Sermons

Summary: “You will all fall away,” Jesus told them, “for it is written: “‘I will strike the shepherd, and the sheep will be scattered.’”

What was your darkest moment in life? When did you hit a sort of rock bottom? I can think a few of moments in my life. I remember when I was 17 years old, I was downstairs in my parents basement. My parents had just split up. I had been bullied a lot in school, until I started doing drugs and drinking, and pretty soon I became very cool and popular. But I couldn’t control the pills, they were like a wild bucking bronco that bucked me off. And I made some crazy statements to students, and they brought my statements to the school leadership and I was expelled from school.

The girl I had a big crush on at that time had decided that I was a weirdo and wouldn’t talk to me. And my old friends wouldn’t talk to me because they were afraid of me. It was at that moment in life that I knew everything had fallen apart. It was a moment of great darkness in my life.

I remember during that time I turned in my room one day and looked at a poster on my wall. It was a smashing pumpkins poster from one of their music videos, one of my favorite songs, and God seemed to say to me in that moment: You’re about to go through a long dark tunnel, but I will save you in the future, and everything will be OK. That tunnel lasted ten years.

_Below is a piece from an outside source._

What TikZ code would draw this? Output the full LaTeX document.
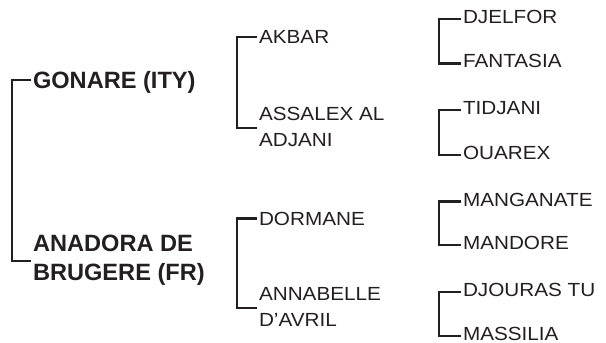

The Smashing Pumpkins poster I looked at connects with the song titled “Tonight, Tonight” the music video tells the story of a couple on a doomed voyage who get lost and captured by monsters, but escape and find their way to safety in the end. Listening to the song last night was interesting. You hear words and phrases like “Believe in me” repeated over and over.

How about you? Maybe your darkest moment was losing a loved one. Or losing a job. Or a time when you became deeply empty. Perhaps it was a car accident or an angry argument.

In our darkest moments we will grieve and be lost and struggle, and we may even fall away, and scatter, or come to ruin. But if we return to God, he will help us, deliver us, and save us.

Today we’re looking at three dark moments. And they are what they are. They are dark and broken and sad. That is part of life.

It’s not always beautiful. It often is beautiful, even sublime, glorious. Other times, I’m exhausted, everyone is crabby, it smells funny in here, the rain is falling, and we get a phone call of a disaster far away. Someone dies.

For me, friends, it’s so incredibly relieving, it feels really good for me, to just admit that this is true about life. So often we pretend like everything is perfect. And people scold us or give us a pep talk, turn that frown upside down. But to simply affirm, it’s ok, to grieve the trouble of life, that’s freeing, if you ask me.

So let’s jump into a moment in time, late at night, Jesus has just given the disciples so much encouragement, it’s all recorded in John 14.

He said, “Do not let your hearts be troubled. You believe in God; believe also in me. My Father’s house has many rooms; if that were not so, would I have told you that I am going there to prepare a place for you?” -John 14:1-2

So much encouragement! He prayed for them, prayed for believers everywhere, he gave instructions about loving one another. But now Jesus is going to speak some hard truths to the disciples and to the leader of the disciples, Peter.

He says in Mark 14:27, “You will all fall away,” Jesus told them, “for it is written: “‘I will strike the shepherd, and the sheep will be scattered.’”

Jesus quotes from Zechariah 13:7 in the Old Testament here. It’s a prophecy that comes true in this moment in time.

You will all fall away he says.

Something bad is going to happen, Jesus says.

Jesus often told the disciples: This is what will happen in the future. The temple will be destroyed, he told them. He told them he would be crucified. He told them they would be his witnesses to the ends of the Earth. God tells us the future.

That continued with the Holy Spirit often speaking to Paul in the book of Acts as well, you will go to Jerusalem. You will go to Rome (Acts 23:11).

Yet even immediately after giving the bad news, Jesus gives the good news as well. So which news comes first? Good or bad? According to Jesus, bad news first, then good news.

In verse 28, “But after I have risen, I will go ahead of you into Galilee.”